What’s missing from the ideal detector?
An ideal detector would provide accurate very early warning of fire events in the presence of high levels of nuisance alarms sources. Absolute calibration and detector stability are superior to drift compensation or relative alarm sensitivity. Fixed alarm thresholds and clean air barriers to protect the optics of a detector is the closest ASD has come to exhibiting absolute calibration and allowing stability at very low alarm thresholds over the life of the product.
An intelligent detector that could distinguish between substances such as dust, smoke and steam, could considerably reduce the time needed to accurately identify, verify and deal with an incipient event and mitigating loss. Similarly, the ability to fuse data, such as the presence of smoke and different gas species, would be a valuable decision support in emergencies.
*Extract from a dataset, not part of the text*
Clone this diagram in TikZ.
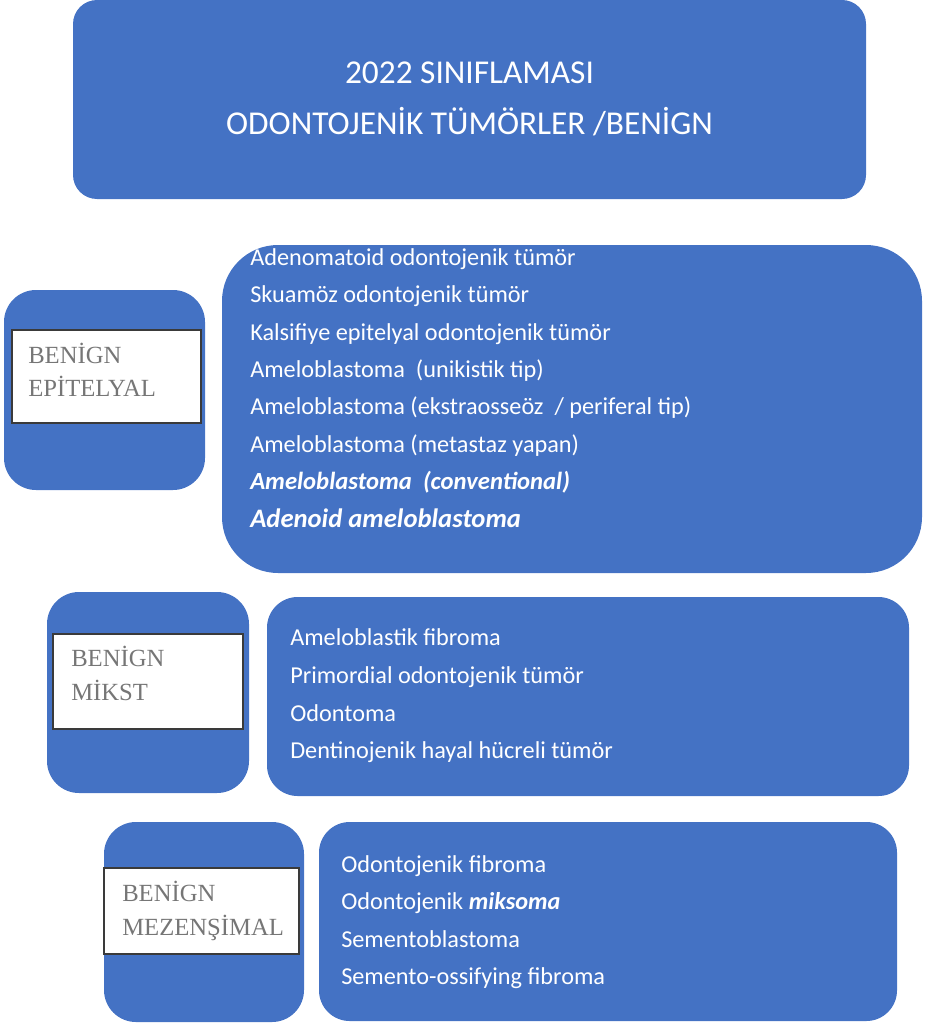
\documentclass[tikz,border=0pt]{standalone}
\usepackage{fontspec}
\setmainfont{Carlito}
\newfontfamily\labelserif{Liberation Serif}
\usetikzlibrary{fit}
\definecolor{boxblue}{HTML}{4472C4}
\definecolor{labelgray}{HTML}{767676}
\definecolor{frame}{HTML}{3A3A3A}
\begin{document}
\begin{tikzpicture}[x=0.75pt,y=-0.75pt,
  bluebox/.style={fill=boxblue, draw=none, inner sep=0pt},
  whitebox/.style={fill=white, draw=frame, line width=0.9pt, inner sep=0pt},
  item/.style={anchor=base west, inner sep=0pt, text=white, font=\fontsize{18.2}{22}\selectfont},
  titletext/.style={anchor=base, inner sep=0pt, text=white, font=\fontsize{25}{30}\selectfont},
  catlabel/.style={anchor=base west, inner sep=0pt, text=labelgray, font=\labelserif\fontsize{18.5}{22}\selectfont}]
\useasboundingbox (0,0) rectangle (925,1024);

% title
\node[bluebox, rounded corners=18pt, fit={(73,0) (866,199)}] (title) {};
\node[titletext] (t1) at (469.5,84) {2022 SINIFLAMASI};
\node[titletext] (t2) at (469.5,134) {ODONTOJENİK TÜMÖRLER /BENİGN};

% epitelyal
\node[bluebox, rounded corners=24pt, fit={(4,290) (205,490)}] (epiL) {};
\node[whitebox, fit={(12,330) (201,423)}] (epiW) {};
\node[catlabel] (epi1) at (28,363) {BENİGN};
\node[catlabel] (epi2) at (28,396) {EPİTELYAL};
\node[bluebox, rounded corners=42pt, fit={(222,245) (922,573)}] (epiR) {};
\node[item] (e1) at (250,265) {Adenomatoid odontojenik tümör};
\node[item] (e2) at (250,302.5) {Skuamöz odontojenik tümör};
\node[item] (e3) at (250,340) {Kalsifiye epitelyal odontojenik tümör};
\node[item] (e4) at (250,377) {Ameloblastoma\ \ (unikistik tip)};
\node[item] (e5) at (250,414.5) {Ameloblastoma (ekstraosseöz\ \ / periferal tip)};
\node[item] (e6) at (250,452) {Ameloblastoma (metastaz yapan)};
\node[item, font=\fontsize{18.5}{22}\selectfont] (e7) at (250,489.5) {\textbf{\textit{Ameloblastoma\ \ (conventional)}}};
\node[item, font=\fontsize{20}{24}\selectfont] (e8) at (250,527) {\textbf{\textit{Adenoid ameloblastoma}}};

% mikst
\node[bluebox, rounded corners=24pt, fit={(47,592) (249,793)}] (mikL) {};
\node[whitebox, fit={(53,634) (243,729)}] (mikW) {};
\node[catlabel] (mik1) at (71,666) {BENİGN};
\node[catlabel] (mik2) at (71,700) {MİKST};
\node[bluebox, rounded corners=23pt, fit={(267,597) (909,796)}] (mikR) {};
\node[item] (m1) at (290,645) {Ameloblastik fibroma};
\node[item] (m2) at (290,683) {Primordial odontojenik tümör};
\node[item] (m3) at (290,721) {Odontoma};
\node[item] (m4) at (290,758) {Dentinojenik hayal hücreli tümör};

% mezenşimal
\node[bluebox, rounded corners=24pt, fit={(104,822) (304,1022)}] (mezL) {};
\node[whitebox, fit={(104,868) (299,954)}] (mezW) {};
\node[catlabel] (mez1) at (122,901) {BENİGN};
\node[catlabel] (mez2) at (122,935) {MEZENŞİMAL};
\node[bluebox, rounded corners=23pt, fit={(319,822) (897,1021)}] (mezR) {};
\node[item] (z1) at (341,872) {Odontojenik fibroma};
\node[item] (z2) at (341,909) {Odontojenik \textbf{\textit{miksoma}}};
\node[item] (z3) at (341,947) {Sementoblastoma};
\node[item] (z4) at (341,984) {Semento-ossifying fibroma};
\end{tikzpicture}
\end{document}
Addressability combined with very early warning is another highly desirable feature in smoke detectors. ASD systems with addressability to 15 detection points are already able to provide very early warning of the exact location of an incident in facilities such as high-rise buildings, educational campuses and hospitals, aiding evacuation and minimising loss and downtime. The challenge is to help specifiers reconcile the initially higher capital cost with superior performance, utility and reduced operational expenditure.
The search for the optimum continues
At present no smoke detector on the market can match every challenge, although ASD comes close in many regards. Some of those challenges have been partially met, while others await even basic solutions. Additionally the wide range of codes and standards that need to be observed in the deployment and operation of VEW fire detection systems impose a multitude of requirements.
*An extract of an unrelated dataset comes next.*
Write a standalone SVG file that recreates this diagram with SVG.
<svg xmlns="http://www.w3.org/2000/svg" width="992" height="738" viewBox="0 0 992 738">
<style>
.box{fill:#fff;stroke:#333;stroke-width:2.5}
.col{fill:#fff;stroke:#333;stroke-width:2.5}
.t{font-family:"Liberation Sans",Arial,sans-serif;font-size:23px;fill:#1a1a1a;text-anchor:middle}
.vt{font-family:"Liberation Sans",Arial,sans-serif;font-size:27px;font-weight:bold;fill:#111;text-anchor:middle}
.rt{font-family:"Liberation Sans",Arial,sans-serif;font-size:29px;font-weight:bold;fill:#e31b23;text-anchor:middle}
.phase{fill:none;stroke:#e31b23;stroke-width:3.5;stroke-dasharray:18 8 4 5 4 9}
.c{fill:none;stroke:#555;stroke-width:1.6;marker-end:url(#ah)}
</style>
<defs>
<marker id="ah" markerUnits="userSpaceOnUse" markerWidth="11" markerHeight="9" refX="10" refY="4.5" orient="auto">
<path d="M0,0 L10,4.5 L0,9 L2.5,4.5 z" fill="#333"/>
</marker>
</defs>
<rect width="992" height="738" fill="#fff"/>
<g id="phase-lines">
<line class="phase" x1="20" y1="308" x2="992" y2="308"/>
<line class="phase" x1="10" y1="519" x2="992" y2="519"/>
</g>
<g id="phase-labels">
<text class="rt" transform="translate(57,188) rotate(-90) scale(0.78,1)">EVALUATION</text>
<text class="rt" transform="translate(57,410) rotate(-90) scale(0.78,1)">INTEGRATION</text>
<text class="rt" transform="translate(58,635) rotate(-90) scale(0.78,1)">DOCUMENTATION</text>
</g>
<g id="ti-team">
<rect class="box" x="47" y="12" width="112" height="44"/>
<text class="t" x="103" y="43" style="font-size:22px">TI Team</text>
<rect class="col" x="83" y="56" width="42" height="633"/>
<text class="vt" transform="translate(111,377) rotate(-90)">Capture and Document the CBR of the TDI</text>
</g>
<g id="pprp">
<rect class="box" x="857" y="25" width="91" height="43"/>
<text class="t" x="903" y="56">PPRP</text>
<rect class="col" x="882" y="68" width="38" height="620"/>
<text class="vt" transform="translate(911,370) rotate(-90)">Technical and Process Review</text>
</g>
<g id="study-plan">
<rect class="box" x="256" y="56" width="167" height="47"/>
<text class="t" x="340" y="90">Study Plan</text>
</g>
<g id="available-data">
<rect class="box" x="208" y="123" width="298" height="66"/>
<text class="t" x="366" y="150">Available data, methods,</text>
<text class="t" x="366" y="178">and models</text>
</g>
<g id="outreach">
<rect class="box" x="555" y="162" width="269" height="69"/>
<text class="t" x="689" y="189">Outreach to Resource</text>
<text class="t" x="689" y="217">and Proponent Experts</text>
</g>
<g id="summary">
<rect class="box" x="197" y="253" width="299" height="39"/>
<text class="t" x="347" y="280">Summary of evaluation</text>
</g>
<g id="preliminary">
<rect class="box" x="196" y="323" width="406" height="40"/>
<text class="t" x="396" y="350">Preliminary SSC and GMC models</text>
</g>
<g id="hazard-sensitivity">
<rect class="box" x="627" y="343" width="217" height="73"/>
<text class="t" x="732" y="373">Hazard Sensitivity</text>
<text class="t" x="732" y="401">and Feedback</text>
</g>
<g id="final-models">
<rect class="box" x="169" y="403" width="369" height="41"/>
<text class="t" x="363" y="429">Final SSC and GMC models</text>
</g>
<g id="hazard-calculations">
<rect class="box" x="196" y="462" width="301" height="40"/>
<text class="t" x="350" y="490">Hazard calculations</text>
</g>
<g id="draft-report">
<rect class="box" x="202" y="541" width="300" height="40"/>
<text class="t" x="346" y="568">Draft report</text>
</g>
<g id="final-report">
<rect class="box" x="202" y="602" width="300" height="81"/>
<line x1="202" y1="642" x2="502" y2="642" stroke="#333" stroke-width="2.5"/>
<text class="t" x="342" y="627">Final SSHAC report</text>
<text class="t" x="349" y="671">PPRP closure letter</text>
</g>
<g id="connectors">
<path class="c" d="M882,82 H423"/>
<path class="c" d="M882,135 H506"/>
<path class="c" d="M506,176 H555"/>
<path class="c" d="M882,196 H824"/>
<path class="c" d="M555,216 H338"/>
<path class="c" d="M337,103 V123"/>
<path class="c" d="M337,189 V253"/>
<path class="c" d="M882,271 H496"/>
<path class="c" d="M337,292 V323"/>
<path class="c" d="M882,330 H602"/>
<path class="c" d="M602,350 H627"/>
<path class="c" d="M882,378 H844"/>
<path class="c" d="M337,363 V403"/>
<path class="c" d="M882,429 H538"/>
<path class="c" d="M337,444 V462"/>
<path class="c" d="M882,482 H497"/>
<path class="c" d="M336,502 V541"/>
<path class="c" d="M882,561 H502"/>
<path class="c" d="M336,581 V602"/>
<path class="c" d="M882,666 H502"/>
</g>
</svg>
The combination of specific, aggregated and enriched data and improved connectivity would allow integration of intelligent detection to building management and other systems, including remote monitoring and verification, such that data from a multitude of sources can be used to create true, actionable information on threats.
Industry participants believe recent advances in technologies governing very early warning systems might soon provide the long-awaited game-changer. A flexible detection system, which combines very early warning fire and other data sources, may provide the next step in improving detection performance in challenging environments while nearly eliminating nuisance alarms.